I’ve long been fascinated by the kind of mental blinders we get saddled with, or we saddle ourselves with, as we go through life. It always has seemed to me that one of the greatest difficulties we humans have with accurately understanding the World around us is that by the time we start actively contemplating that World we already and subconsciously have filtered it into various mental constructs that inform our understanding of it. And those unconscious constructs are not necessarily accurate.
One of the biggest such unconscious filters is the implicit assumption that most people understand the World and their relationship to it the same way we each do. We have a strong tendency, whenever we meet somebody new or we abstractly contemplate what “the people” think, to believe that a new person or “the people” think pretty much along the same lines that we ourselves do.
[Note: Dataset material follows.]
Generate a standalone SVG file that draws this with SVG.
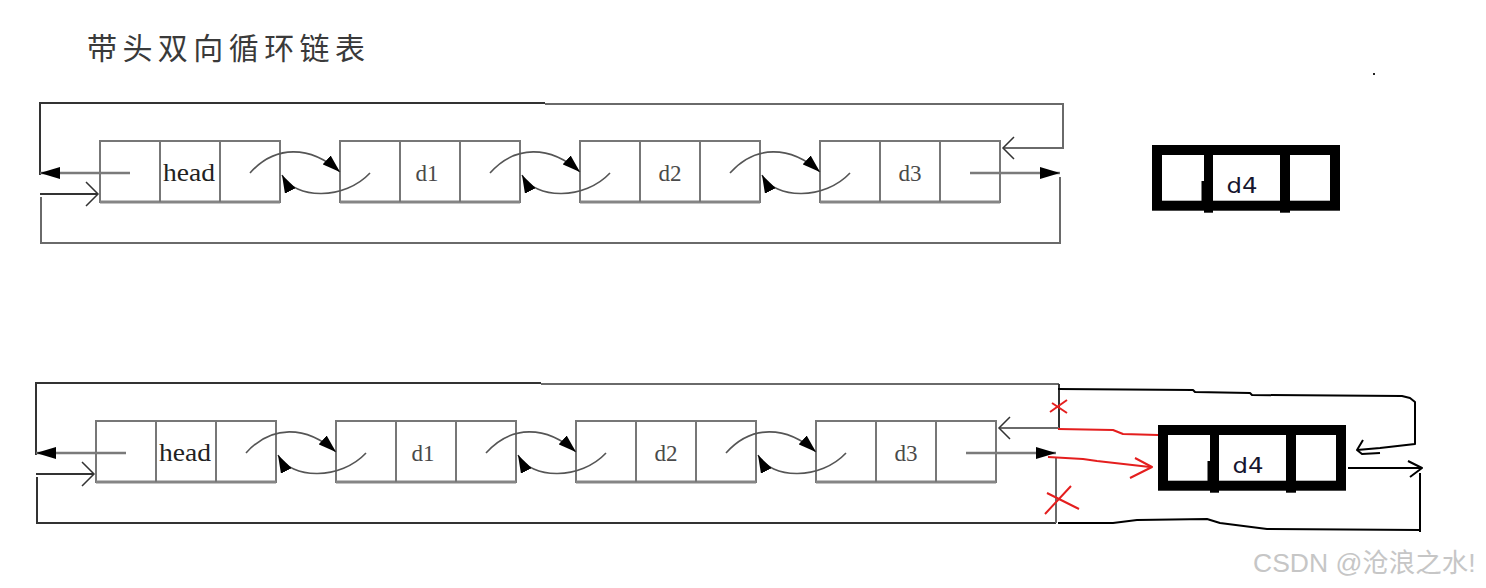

Very probably, at least some of this results from the fact that “[w]e are cursed by the limits of our own perception to see ourselves as the center of the Universe.” It is simply impossible for us to understand our unique experience of the World other than with ourselves at the center of it because that is how we are forced to perceive it. This is what is meant by the lament that it is impossible to really place yourself in the position of anyone else. If you try hard you might be able to imagine what somebody else is experiencing or thinking, but you can’t really know.
Then there is that cliched phrase “the fish will be the last to discover water.” This is generally true for each of us. Immersed as we are in the necessarily singular and exclusive point of view we each are saddled with, we assume that of course everybody experiences the World the same way we do, and forget that in fact nobody experiences the World precisely same way each of us do.